La gente de a pie, los jóvenes desempleados, los emigrantes españoles que viven en el extranjero, los estudiantes y un largo etcétera creen que un cambio es necesario y posible, y más en los tiempos que corren. La cuestión es comenzar a abrir el debate, dejar que la gente pueda expresarse y remodelar las ideas cortando los cabos que nos unen con esas ideas anticuadas, mirar al futuro, sugerir que la III Republica puede llegar a ser una forma de gobierno ecuánime, aludir los 58 millones de euros anuales que cuesta mantener a la Monarquía y, en definitiva, preguntarse si ese dinero podría emplearse en otros menesteres de interés público.

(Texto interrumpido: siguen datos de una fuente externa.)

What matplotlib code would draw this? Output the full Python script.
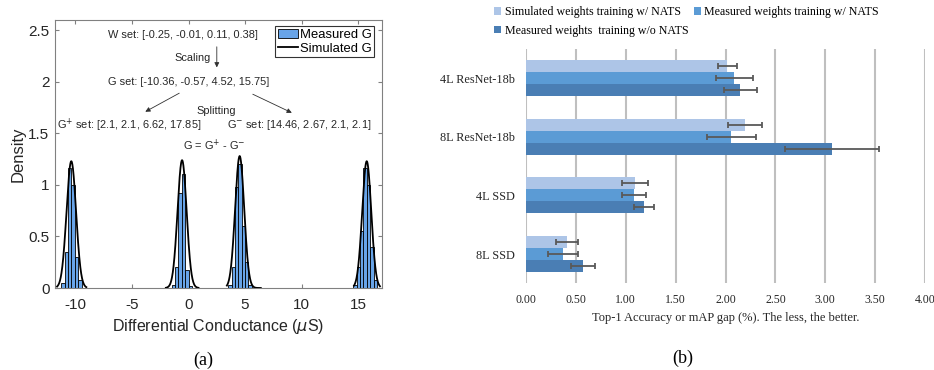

Una cosa es ineludible; el grupo de ciudadanos que desea una República cada vez es más numeroso y mejor preparado. Algún día, quizás dentro de poco, la nación entera se levantará proclamándola hasta que los carcundas del poder no tengan más remedio que hacerlo. Entonces, surgirán nuevos interrogantes de cómo gobernar al conjunto de la ciudadanía.

Para terminar, a modo de conclusión, desvistiéndome de mis uniformes inconfomistas, escépticos y libre-pensadores, me gustaría declarar que estoy a favor de la República, pero – como media para avanzar en el progreso y conseguir otros objetivos –, así decían los ideólogos revolucionarios en la España de los años 30; con la excepción de que en mi caso, ese objetivo no es la revolución del proletariado, sino la revolución de uno mismo, del pensamiento y las ideas… y después, ya hablaremos.